# Spit = köp/pök



## franknagy

Hi,

This pair of words is another good example of exchaged consonants ["hangátvetés" as somebody has explained it to me in another thread].
They mean the same but they are used differently in some fine meanings.
Do you agree with the table below?



Situations
Köp
Pök
Example
If somebody is ill.
Yes
No
A végét járja, hiszen már vért köp.
If somebody wants to insult a hated person.
Yes
No
Szembeköpte az ellenőrt.
To express disdain.
No
Yes
Pökött egyet a porba.
Ritual start of a work, using a tool having a wooden handle.
Yes
Yes
A markába köpött/pökött.


----------



## Olivier0

_Köp_ is the modern word, I think it can be used in all context and also has more derived meanings, like "quickly give out", "betray accomplices".
-- Olivier


----------



## francisgranada

I agree with Olivier0 and I probably wouldn't use _pökni _in any situation today.


----------



## Zsanna

_Pök_ exists according to the Értelmező Szótár and it is marked as the "népies" form of köp. 

I only read it in Romhányi's poem, A pék pókja, about the spider and there it was used in a humorous, euphemistic style in my opinion. 

"Félt a péppel pepecselő pék,/hogy odapök/a pók/illetve a liszttel/hintett púpos pépre tisztel."
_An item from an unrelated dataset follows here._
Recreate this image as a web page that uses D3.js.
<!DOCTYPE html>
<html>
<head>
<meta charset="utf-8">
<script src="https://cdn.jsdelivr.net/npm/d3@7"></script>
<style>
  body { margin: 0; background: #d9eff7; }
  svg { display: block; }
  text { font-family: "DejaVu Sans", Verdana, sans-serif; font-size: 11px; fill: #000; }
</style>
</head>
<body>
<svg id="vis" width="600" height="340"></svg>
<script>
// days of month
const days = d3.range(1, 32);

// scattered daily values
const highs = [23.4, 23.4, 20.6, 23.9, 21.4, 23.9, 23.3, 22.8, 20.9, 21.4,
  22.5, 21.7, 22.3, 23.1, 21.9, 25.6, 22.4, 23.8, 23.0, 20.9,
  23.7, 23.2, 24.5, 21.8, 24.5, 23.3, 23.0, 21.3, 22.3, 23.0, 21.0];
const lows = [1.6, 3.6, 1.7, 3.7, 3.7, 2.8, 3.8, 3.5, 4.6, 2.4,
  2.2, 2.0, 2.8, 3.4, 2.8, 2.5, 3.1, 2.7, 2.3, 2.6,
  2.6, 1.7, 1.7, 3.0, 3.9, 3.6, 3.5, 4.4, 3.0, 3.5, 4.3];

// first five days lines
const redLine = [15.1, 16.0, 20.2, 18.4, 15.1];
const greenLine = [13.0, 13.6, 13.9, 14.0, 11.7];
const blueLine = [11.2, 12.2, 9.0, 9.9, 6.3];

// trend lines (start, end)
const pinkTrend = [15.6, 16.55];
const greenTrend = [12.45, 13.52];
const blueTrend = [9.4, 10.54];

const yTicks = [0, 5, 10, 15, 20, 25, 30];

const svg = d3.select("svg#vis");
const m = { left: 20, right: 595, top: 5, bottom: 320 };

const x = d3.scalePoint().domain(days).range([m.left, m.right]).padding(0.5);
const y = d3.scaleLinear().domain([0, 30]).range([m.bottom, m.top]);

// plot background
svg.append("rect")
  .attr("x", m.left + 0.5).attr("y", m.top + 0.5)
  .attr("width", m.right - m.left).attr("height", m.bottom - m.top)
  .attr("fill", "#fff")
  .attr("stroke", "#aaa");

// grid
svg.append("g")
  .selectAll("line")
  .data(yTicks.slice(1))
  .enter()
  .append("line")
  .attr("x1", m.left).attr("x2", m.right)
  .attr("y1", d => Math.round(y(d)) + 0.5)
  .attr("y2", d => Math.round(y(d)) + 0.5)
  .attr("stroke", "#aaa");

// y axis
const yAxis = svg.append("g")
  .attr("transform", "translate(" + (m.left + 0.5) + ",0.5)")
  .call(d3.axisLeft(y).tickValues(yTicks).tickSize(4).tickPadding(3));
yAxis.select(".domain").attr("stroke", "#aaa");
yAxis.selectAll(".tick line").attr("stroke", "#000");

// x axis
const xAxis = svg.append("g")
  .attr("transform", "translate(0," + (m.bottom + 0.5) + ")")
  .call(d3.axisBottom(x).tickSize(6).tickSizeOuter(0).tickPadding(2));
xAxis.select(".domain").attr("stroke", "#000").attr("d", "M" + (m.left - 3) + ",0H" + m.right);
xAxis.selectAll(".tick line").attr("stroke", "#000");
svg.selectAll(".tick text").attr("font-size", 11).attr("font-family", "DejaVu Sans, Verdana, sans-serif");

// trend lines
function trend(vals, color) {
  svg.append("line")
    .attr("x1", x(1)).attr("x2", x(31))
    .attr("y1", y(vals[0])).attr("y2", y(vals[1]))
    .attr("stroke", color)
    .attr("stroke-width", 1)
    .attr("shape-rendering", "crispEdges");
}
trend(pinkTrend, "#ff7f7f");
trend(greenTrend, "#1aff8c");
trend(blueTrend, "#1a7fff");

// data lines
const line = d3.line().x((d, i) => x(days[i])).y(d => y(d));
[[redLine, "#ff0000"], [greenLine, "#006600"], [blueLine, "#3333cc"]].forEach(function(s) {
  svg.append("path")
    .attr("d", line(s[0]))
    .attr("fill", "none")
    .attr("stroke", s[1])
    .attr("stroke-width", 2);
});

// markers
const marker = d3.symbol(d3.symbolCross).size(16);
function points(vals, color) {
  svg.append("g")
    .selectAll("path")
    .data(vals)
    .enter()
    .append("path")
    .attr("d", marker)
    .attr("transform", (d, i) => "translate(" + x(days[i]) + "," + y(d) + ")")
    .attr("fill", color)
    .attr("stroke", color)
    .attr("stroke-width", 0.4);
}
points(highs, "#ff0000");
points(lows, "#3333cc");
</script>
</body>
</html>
Never heard it in normal, everyday conversation, though.


----------



## franknagy

I cannot compete with "the rhyme vomiting" rímhányó Romhányi but I add two more example for the both forms".

The old trams had tables hanging from the ceiling: "Köpködni tilos."
Somebody was inspired and wrote the following verse:
_"Budapesti villamos, padlóra *köp*ni tilos, 
én ezen csak röhögök és a plafonra köpök."_

The sea serpent word monster created for the _locomotive _in the time of the language renewal:
_"távlöködészeti füst*pök*ödönc"_.
Much longer than the _"mozdony"_ but its 3 dactyles clatter:
- U U | - U U | - U U | - U U | -.


----------